WRITTEN INSTRUCTION: Return all lines where the word "Give" can be found.

PROVIDED MATERIAL:
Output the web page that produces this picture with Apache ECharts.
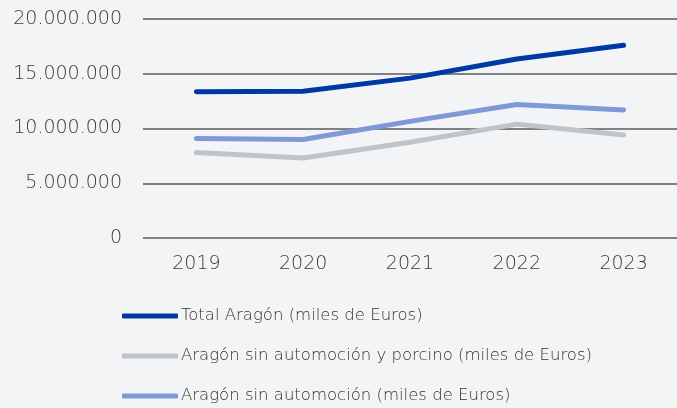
<!DOCTYPE html>
<html>
<head>
<meta charset="utf-8">
<script src="https://cdn.jsdelivr.net/npm/echarts@6/dist/echarts.min.js"></script>
<style>
  html, body { margin: 0; padding: 0; background: #f3f4f6; }
  #chart { width: 677px; height: 408px; }
</style>
</head>
<body>
<div id="chart"></div>
<script>
// years on the x axis
const years = ['2019', '2020', '2021', '2022', '2023'];

// miles de euros
const totalAragon = [13350000, 13400000, 14600000, 16350000, 17600000];
const sinAutoPorcino = [7800000, 7300000, 8750000, 10400000, 9400000];
const sinAuto = [9080000, 9000000, 10650000, 12200000, 11700000];

const names = [
  'Total Aragón (miles de Euros)',
  'Aragón sin automoción y porcino (miles de Euros)',
  'Aragón sin automoción (miles de Euros)'
];
const colors = ['#0039a6', '#bec4c9', '#7f98d6'];

const font = 'DejaVu Sans';
const fmt = v => String(v).replace(/\B(?=(\d{3})+(?!\d))/g, '.');

const chart = echarts.init(document.getElementById('chart'));

const mkSeries = (name, data, color) => ({
  name: name,
  type: 'line',
  data: data,
  symbol: 'none',
  color: color,
  lineStyle: { width: 5, color: color, cap: 'round', join: 'round' },
  emphasis: { disabled: true }
});

chart.setOption({
  backgroundColor: '#f3f4f6',
  animation: false,
  grid: { left: 143, top: 19, width: 541, height: 219 },
  xAxis: {
    type: 'category',
    data: years,
    boundaryGap: true,
    axisLine: { show: false },
    axisTick: { show: false },
    axisLabel: { color: '#3a3a3a', fontFamily: font, fontWeight: 200, fontSize: 19, margin: 17 }
  },
  yAxis: {
    type: 'value',
    min: 0,
    max: 20000000,
    interval: 5000000,
    axisLine: { show: false },
    axisTick: { show: false },
    splitLine: { lineStyle: { color: '#5a5a5a', width: 1.5 } },
    axisLabel: {
      color: '#3a3a3a', fontFamily: font, fontWeight: 200, fontSize: 19, margin: 21,
      formatter: fmt
    }
  },
  legend: {
    orient: 'vertical',
    left: 122,
    top: 306,
    height: 102,
    padding: 0,
    itemWidth: 56,
    itemHeight: 5,
    itemGap: 20,
    icon: 'roundRect',
    selectedMode: false,
    textStyle: { color: '#333', fontFamily: font, fontWeight: 200, fontSize: 16.5, lineHeight: 20, padding: [0, 0, 0, -2] },
    data: names
  },
  series: [
    mkSeries(names[0], totalAragon, colors[0]),
    mkSeries(names[1], sinAutoPorcino, colors[1]),
    mkSeries(names[2], sinAuto, colors[2])
  ]
});
</script>
</body>
</html>
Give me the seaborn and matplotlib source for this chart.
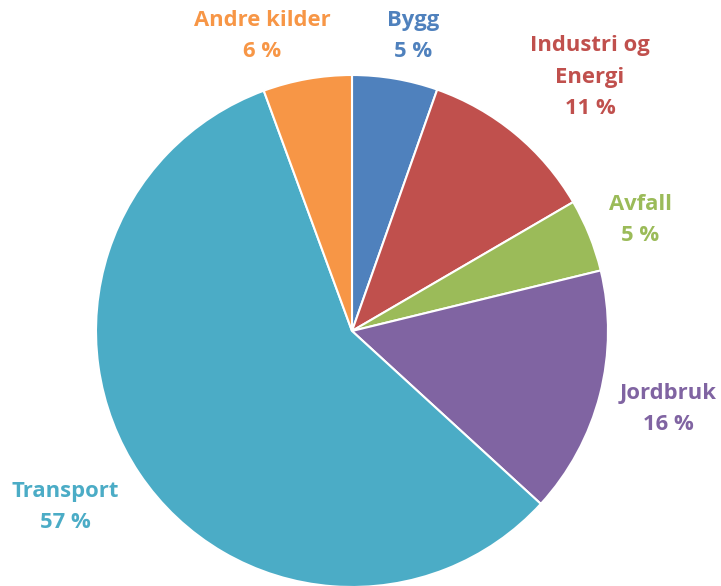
import numpy as np
import seaborn as sns
import matplotlib.pyplot as plt

categories = ['Bygg', 'Industri og\nEnergi', 'Avfall', 'Jordbruk', 'Transport', 'Andre kilder']
shares = [5.4, 11.2, 4.6, 15.6, 57.6, 5.6]
pct_labels = ['5 %', '11 %', '5 %', '16 %', '57 %', '6 %']

colors = ['#4F81BD', '#C0504D', '#9BBB59', '#8064A2', '#4BACC6', '#F79646']
# label anchor points in pixels (x, y from top)
label_pos = [(413, 36), (590, 77), (640, 220), (668, 409), (65, 507), (262, 36)]

sns.set_theme(style="white")
plt.rcParams['font.family'] = ['Open Sans', 'DejaVu Sans']

W, H = 721, 586
fig = plt.figure(figsize=(W / 100, H / 100), dpi=100)
ax = fig.add_axes([0, 0, 1, 1])

ax.pie(shares, colors=colors, startangle=90, counterclock=False,
       center=(352, H - 331), radius=256,
       wedgeprops=dict(edgecolor='white', linewidth=1.5))

ax.set_xlim(0, W)
ax.set_ylim(0, H)
ax.set_aspect('equal')
ax.axis('off')

for cat, pct, col, (px, py) in zip(categories, pct_labels, colors, label_pos):
    ax.text(px, H - py, cat + '\n' + pct, color=col, fontsize=15.8,
            fontweight='bold', ha='center', va='center', linespacing=1.65)

fig.savefig('out.png', dpi=100)
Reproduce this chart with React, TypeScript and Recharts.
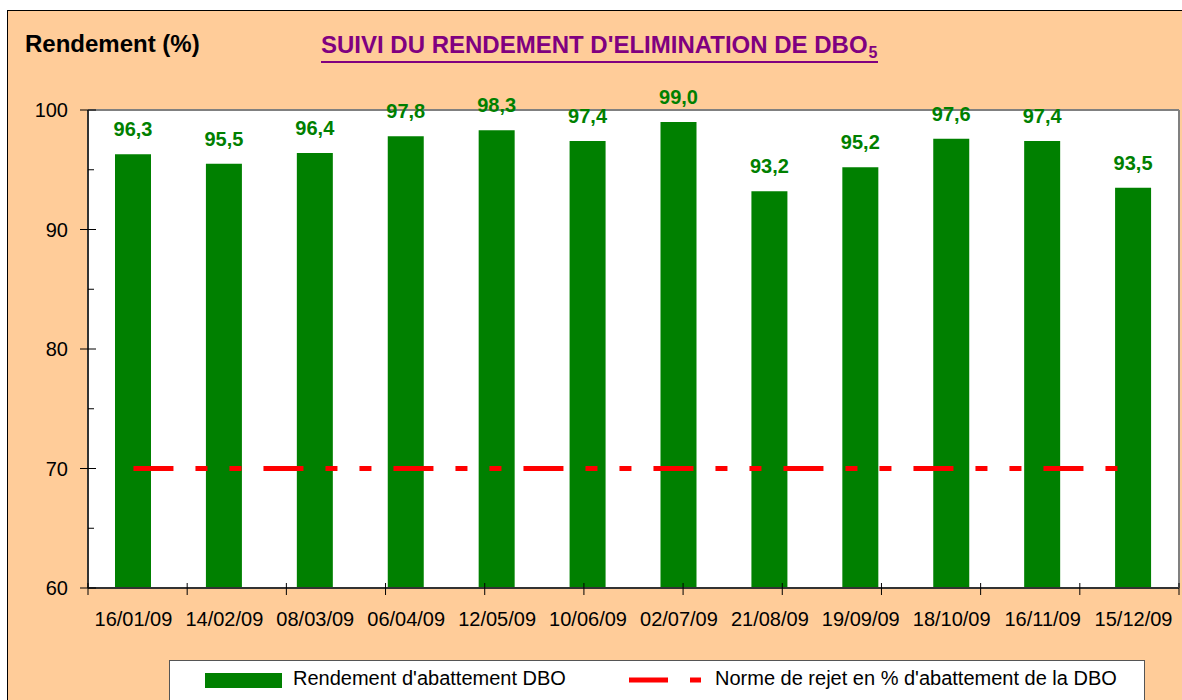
import React from "react";
import { ComposedChart, Bar, Line, XAxis, YAxis, CartesianGrid, LabelList } from "recharts";

const dates = [
  "16/01/09", "14/02/09", "08/03/09", "06/04/09", "12/05/09", "10/06/09",
  "02/07/09", "21/08/09", "19/09/09", "18/10/09", "16/11/09", "15/12/09",
];
const rendement = [96.3, 95.5, 96.4, 97.8, 98.3, 97.4, 99.0, 93.2, 95.2, 97.6, 97.4, 93.5];
const norme = [70, 70, 70, 70, 70, 70, 70, 70, 70, 70, 70, 70];
const yTicks = [60, 65, 70, 75, 80, 85, 90, 95, 100];
const edgeTicks = [0, 1, 2, 3, 4, 5, 6, 7, 8, 9, 10, 11, 12];

const FONT = "Arial, 'Liberation Sans', sans-serif";
const GREEN = "#008000";
const RED = "#FF0000";

const data = dates.map((d, i) => ({ date: d, rendement: rendement[i], norme: norme[i] }));

const fmt = (v: any) => Number(v).toFixed(1).replace(".", ",");

function YTick(props: any) {
  const { x, y, payload } = props;
  const major = payload.value % 10 === 0;
  return (
    <g>
      {major ? (
        <>
          <line x1={x - 8} x2={x + 8} y1={y} y2={y} stroke="#000" strokeWidth={1} />
          <text x={x - 20} y={y + 7} textAnchor="end" fontSize={20} fontFamily={FONT} fill="#000">
            {payload.value}
          </text>
        </>
      ) : (
        <line x1={x} x2={x + 6} y1={y} y2={y} stroke="#000" strokeWidth={1} />
      )}
    </g>
  );
}

function EdgeTick(props: any) {
  const { x, y } = props;
  return <line x1={x} x2={x} y1={y - 5} y2={y + 7} stroke="#000" strokeWidth={1} />;
}

function DateTick(props: any) {
  const { x, y, payload } = props;
  return (
    <text x={x} y={y + 37} textAnchor="middle" fontSize={20} fontFamily={FONT} fill="#000">
      {payload.value}
    </text>
  );
}

export default function App() {
  return (
    <div style={{ position: "fixed", inset: 0, overflow: "hidden", background: "#fff", fontFamily: FONT }}>
      <div
        style={{
          position: "absolute", left: 7, top: 10, width: 1200, height: 720,
          background: "#FFCC99", borderLeft: "1px solid #000", borderTop: "1px solid #000",
        }}
      />
      <div style={{ position: "absolute", left: 25, top: 30, fontSize: 24, fontWeight: "bold", color: "#000" }}>
        Rendement (%)
      </div>
      <div
        style={{
          position: "absolute", left: 321, top: 33, fontSize: 24, lineHeight: "24px", fontWeight: "bold",
          color: "#800080", borderBottom: "2px solid #800080", paddingBottom: 1, whiteSpace: "nowrap",
        }}
      >
        SUIVI DU RENDEMENT D'ELIMINATION DE DBO
        <span style={{ fontSize: 16, position: "relative", top: 5, marginLeft: 1 }}>5</span>
      </div>
      <div style={{ position: "absolute", left: 0, top: 0 }}>
        <ComposedChart width={1182} height={700} data={data} margin={{ top: 109, right: 2, bottom: 81, left: 87 }}>
          <CartesianGrid fill="#fff" horizontal={false} vertical={false} xAxisId="cat" yAxisId="left" />
          <XAxis
            xAxisId="cat" dataKey="date" height={30} tickSize={0} tickMargin={0} tickLine={false}
            axisLine={false} interval={0} tick={<DateTick />}
          />
          <XAxis
            xAxisId="a" type="number" domain={[0, 12]} ticks={edgeTicks} interval={0} allowDataOverflow
            height={1} tickSize={0} tickMargin={0} tickLine={false} tick={<EdgeTick />}
            axisLine={{ stroke: "#333", strokeWidth: 2 }}
          />
          <XAxis
            xAxisId="top" orientation="top" type="number" domain={[0, 1]} allowDataOverflow height={1}
            tick={false} tickLine={false} axisLine={{ stroke: "#808080", strokeWidth: 2 }}
          />
          <YAxis
            yAxisId="left" domain={[60, 100]} ticks={yTicks} interval={0} width={1} tickSize={0} tickMargin={0}
            tickLine={false} tick={<YTick />} axisLine={{ stroke: "#333", strokeWidth: 2 }} allowDataOverflow
          />
          <YAxis
            yAxisId="right" orientation="right" domain={[60, 100]} width={1} tick={false} tickLine={false}
            axisLine={{ stroke: "#808080", strokeWidth: 2 }}
          />
          <Bar dataKey="rendement" xAxisId="cat" yAxisId="left" fill={GREEN} barSize={36} isAnimationActive={false}>
            <LabelList
              dataKey="rendement" position="top" offset={18} formatter={fmt}
              fill={GREEN} fontSize={20} fontWeight="bold" fontFamily={FONT}
            />
          </Bar>
          <Line
            dataKey="norme" xAxisId="cat" yAxisId="left" stroke={RED} strokeWidth={5}
            strokeDasharray="40 22 12 22 12 22" dot={false} activeDot={false} isAnimationActive={false}
          />
        </ComposedChart>
      </div>
      <div
        style={{
          position: "absolute", left: 169, top: 660, width: 974, height: 60,
          background: "#fff", border: "1px solid #555", fontSize: 20, color: "#000",
        }}
      >
        <div style={{ position: "absolute", left: 35, top: 12, width: 77, height: 15, background: GREEN }} />
        <div style={{ position: "absolute", left: 123, top: 6, whiteSpace: "nowrap" }}>Rendement d'abattement DBO</div>
        <svg style={{ position: "absolute", left: 459, top: 15 }} width={72} height={8}>
          <line x1={0} x2={72} y1={4} y2={4} stroke={RED} strokeWidth={5} strokeDasharray="39 22 11" />
        </svg>
        <div style={{ position: "absolute", left: 545, top: 6, whiteSpace: "nowrap" }}>
          Norme de rejet en % d'abattement de la DBO
        </div>
      </div>
    </div>
  );
}
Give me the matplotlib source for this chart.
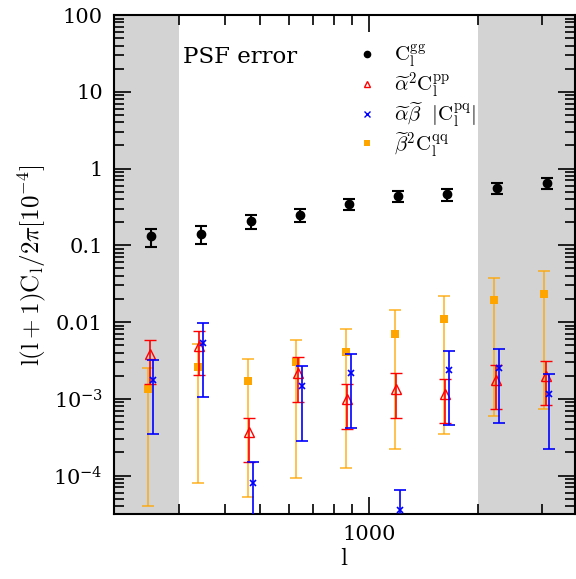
import numpy as np
import matplotlib
matplotlib.use("Agg")
import matplotlib.pyplot as plt
from matplotlib.lines import Line2D
from matplotlib.ticker import FixedLocator, FixedFormatter, NullFormatter, LogLocator

plt.rcParams["mathtext.fontset"] = "cm"
plt.rcParams["font.family"] = "serif"
plt.rcParams["font.serif"] = ["DejaVu Serif"]

# multipole bins
ell = [251, 344, 472, 644, 881, 1203, 1641, 2259, 3105]

# C_l^gg
gg = [0.131, 0.142, 0.207, 0.248, 0.349, 0.438, 0.466, 0.552, 0.655]
gg_hi = [0.163, 0.180, 0.251, 0.300, 0.405, 0.509, 0.541, 0.647, 0.762]
gg_lo = [0.096, 0.104, 0.163, 0.200, 0.288, 0.363, 0.382, 0.461, 0.536]

# alpha^2 C_l^pp
pp = [3.78e-3, 4.9e-3, 3.64e-4, 2.2e-3, 9.9e-4, 1.33e-3, 1.15e-3, 1.78e-3, 1.99e-3]
pp_hi = [5.9e-3, 7.7e-3, 5.7e-4, 3.48e-3, 1.56e-3, 2.14e-3, 1.8e-3, 2.79e-3, 3.09e-3]
pp_lo = [1.55e-3, 2.07e-3, 1.49e-4, 9.0e-4, 4.1e-4, 5.6e-4, 4.8e-4, 7.3e-4, 8.2e-4]

# alpha beta |C_l^pq|
pq = [1.77e-3, 5.4e-3, 8.1e-5, 1.49e-3, 2.16e-3, 3.55e-5, 2.35e-3, 2.52e-3, 1.15e-3]
pq_hi = [3.2e-3, 9.8e-3, 1.48e-4, 2.69e-3, 3.89e-3, 6.4e-5, 4.25e-3, 4.5e-3, 2.09e-3]
pq_lo = [3.46e-4, 1.06e-3, 1e-6, 2.86e-4, 4.18e-4, 1e-6, 4.6e-4, 4.9e-4, 2.2e-4]

# beta^2 C_l^qq
qq = [1.33e-3, 2.58e-3, 1.69e-3, 3.0e-3, 4.08e-3, 7.08e-3, 1.11e-2, 1.96e-2, 2.32e-2]
qq_hi = [2.55e-3, 5.1e-3, 3.28e-3, 5.9e-3, 8.1e-3, 1.43e-2, 2.21e-2, 3.79e-2, 4.58e-2]
qq_lo = [4.0e-5, 7.96e-5, 5.2e-5, 9.2e-5, 1.26e-4, 2.23e-4, 3.49e-4, 5.98e-4, 7.26e-4]

labels = [
    r"$\mathrm{C_l^{gg}}$",
    r"$\widetilde{\alpha}^2\mathrm{C_l^{pp}}$",
    r"$\widetilde{\alpha}\widetilde{\beta}\ \ |\mathrm{C_l^{pq}}|$",
    r"$\widetilde{\beta}^2\mathrm{C_l^{qq}}$",
]


def yerr(y, hi, lo):
    y = np.array(y)
    return [y - np.array(lo), np.array(hi) - y]


fig = plt.figure(figsize=(5.76, 5.79), dpi=100)
ax = fig.add_axes([0.198, 0.112, 0.800, 0.862])

ax.set_xscale("log")
ax.set_yscale("log")
ax.set_xlim(198, 3700)
ax.set_ylim(3.14e-5, 100)

# excluded ranges
ax.axvspan(198, 300, color="lightgray", lw=0, zorder=0)
ax.axvspan(2000, 3700, color="lightgray", lw=0, zorder=0)

x = np.array(ell)
# beta^2 C_qq: bars, then markers
ax.errorbar(x * 0.98, qq, yerr=yerr(qq, qq_hi, qq_lo), fmt="none", ecolor="orange",
            elinewidth=1.2, capsize=4, capthick=1.2, alpha=0.8, zorder=2)
ax.plot(x * 0.98, qq, "s", color="orange", ms=6, mew=0, zorder=2)
ax.errorbar(x * 0.99, pp, yerr=yerr(pp, pp_hi, pp_lo), fmt="^", color="red",
            mfc="none", ms=6.5, mew=1.0, elinewidth=1.2, capsize=4, capthick=1.2, zorder=3)
ax.errorbar(x * 1.012, pq, yerr=yerr(pq, pq_hi, pq_lo), fmt="x", color="blue",
            ms=5, mew=1.2, elinewidth=1.2, capsize=4, capthick=1.2, zorder=4)
ax.errorbar(x, gg, yerr=yerr(gg, gg_hi, gg_lo), fmt="o", color="black",
            ms=6, elinewidth=1.5, capsize=4, capthick=1.5, zorder=5)

handles = [
    Line2D([], [], ls="none", marker="o", color="black", ms=4.5),
    Line2D([], [], ls="none", marker="^", color="red", mfc="none", ms=5),
    Line2D([], [], ls="none", marker="x", color="blue", ms=4.5),
    Line2D([], [], ls="none", marker="s", color="orange", ms=4.5, mew=0),
]
ax.legend(handles, labels, loc="upper left", bbox_to_anchor=(0.5, 0.975),
          frameon=False, fontsize=15, handlelength=0.8, handletextpad=0.9,
          labelspacing=0.05, borderaxespad=0.3)

ax.text(0.15, 0.915, "PSF error", transform=ax.transAxes,
        fontsize=16.5, va="center", ha="left")

# ticks
ax.xaxis.set_major_locator(FixedLocator([1000]))
ax.xaxis.set_major_formatter(FixedFormatter(["1000"]))
ax.xaxis.set_minor_locator(FixedLocator([300, 400, 500, 600, 700, 800, 900, 2000, 3000]))
ax.xaxis.set_minor_formatter(NullFormatter())

yt = [1e-4, 1e-3, 1e-2, 0.1, 1, 10, 100]
ax.yaxis.set_major_locator(FixedLocator(yt))
ax.yaxis.set_major_formatter(FixedFormatter(
    [r"$\mathdefault{10^{-4}}$", r"$\mathdefault{10^{-3}}$", "0.01", "0.1", "1", "10", "100"]))
ax.yaxis.set_minor_locator(LogLocator(base=10, subs=np.arange(2, 10), numticks=20))
ax.yaxis.set_minor_formatter(NullFormatter())

ax.tick_params(which="both", direction="in", top=True, right=True, labelsize=15, width=1.2)
ax.tick_params(which="major", length=12, pad=8)
ax.tick_params(which="minor", length=7)
for s in ax.spines.values():
    s.set_linewidth(1.5)

ax.set_xlabel(r"$\mathrm{l}$", fontsize=18, labelpad=2)
ax.set_ylabel(r"$\mathrm{l(l+1)C_l/2}\pi[10^{-4}]$", fontsize=18, labelpad=4)

fig.savefig("out.png", dpi=100)
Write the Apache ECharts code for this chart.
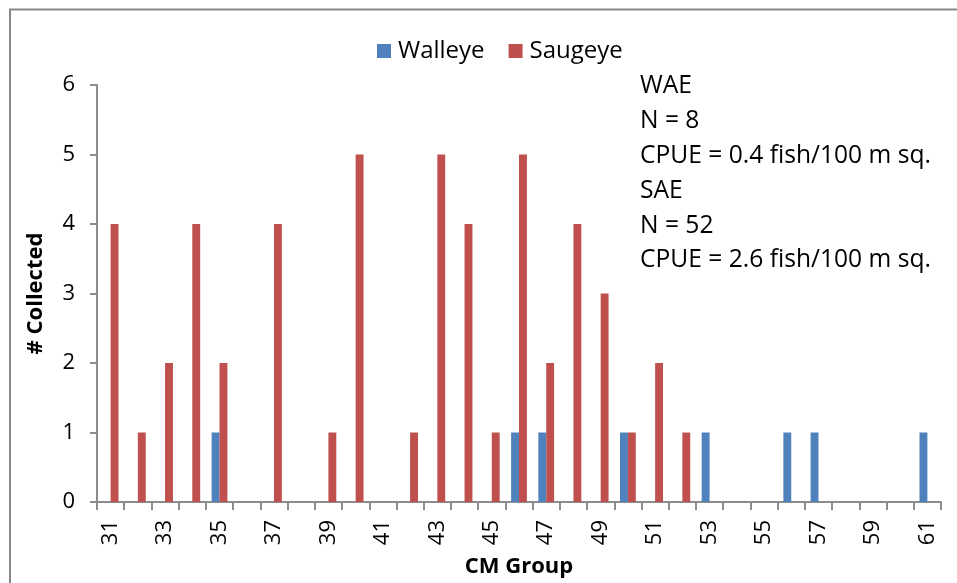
<!DOCTYPE html>
<html>
<head>
<meta charset="utf-8">
<script src="https://cdn.jsdelivr.net/npm/echarts@6/dist/echarts.min.js"></script>
<style>html,body{margin:0;padding:0;background:#fff}#c{width:957px;height:583px}</style>
</head>
<body>
<div id="c"></div>
<script>
var categories = ['31','32','33','34','35','36','37','38','39','40','41','42','43','44','45','46','47','48','49','50','51','52','53','54','55','56','57','58','59','60','61'];
var walleye =   [0,0,0,0,1,0,0,0,0,0,0,0,0,0,0,1,1,0,0,1,0,0,1,0,0,1,1,0,0,0,1];
var saugeye =   [4,1,2,4,2,0,4,0,1,5,0,1,5,4,1,5,2,4,3,1,2,1,0,0,0,0,0,0,0,0,0];
var yTicks = [0,1,2,3,4,5,6];
var notes = ['WAE','N = 8','CPUE = 0.4 fish/100 m sq.','SAE','N = 52','CPUE = 2.6 fish/100 m sq.'];

var FONT = 'Open Sans';
var chart = echarts.init(document.getElementById('c'), null, {renderer:'canvas'});
chart.setOption({
  animation:false,
  backgroundColor:'#fff',
  textStyle:{fontFamily:FONT},
  legend:{
    data:['Walleye','Saugeye'],
    left:372, top:34,
    itemWidth:14, itemHeight:14, itemGap:24,
    icon:'rect',
    textStyle:{fontFamily:FONT, fontSize:24, color:'#000', padding:[0,0,0,2]}
  },
  grid:{left:97, right:16, top:85, bottom:78, containLabel:false},
  xAxis:{
    type:'category',
    data:categories,
    boundaryGap:true,
    name:'CM Group',
    nameLocation:'middle',
    nameGap:54,
    nameTextStyle:{fontFamily:FONT, fontSize:22, fontWeight:'bold', color:'#000'},
    axisLine:{lineStyle:{color:'#8c8c8c', width:2}},
    axisTick:{show:true, interval:0, length:8, lineStyle:{color:'#8c8c8c', width:2}},
    axisLabel:{interval:1, rotate:90, margin:18, fontSize:22, color:'#000', fontFamily:FONT},
    splitLine:{show:false}
  },
  yAxis:{
    type:'value',
    min:0, max:6, interval:1,
    name:'# Collected',
    nameLocation:'middle',
    nameGap:50,
    nameRotate:90,
    nameTextStyle:{fontFamily:FONT, fontSize:22, fontWeight:'bold', color:'#000'},
    axisLine:{show:true, lineStyle:{color:'#8c8c8c', width:2}},
    axisTick:{show:true, length:7, inside:false, lineStyle:{color:'#8c8c8c', width:2}},
    axisLabel:{margin:22, fontSize:22, color:'#000', fontFamily:FONT,
      formatter:function(v){return yTicks.indexOf(v)>=0?String(v):'';}},
    splitLine:{show:false}
  },
  series:[
    {name:'Walleye', type:'bar', data:walleye, barGap:'0%', barCategoryGap:'42%',
     itemStyle:{color:'#4F81BD'}},
    {name:'Saugeye', type:'bar', data:saugeye, barGap:'0%', barCategoryGap:'42%',
     itemStyle:{color:'#C0504D'}}
  ],
  graphic:[
    {type:'rect', shape:{x:10, y:9.5, width:1200, height:1200}, silent:true,
     style:{fill:'none', stroke:'#888', lineWidth:2}},
    {type:'text', left:640, top:69, silent:true,
     style:{text:notes.join('\n'), font:'24.6px "Open Sans"', lineHeight:34.8, fill:'#000'}}
  ]
});
</script>
</body>
</html>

PROBLEM SOLUTION:
Give me the seaborn and matplotlib source for this chart.
Give me the matplotlib source for this chart.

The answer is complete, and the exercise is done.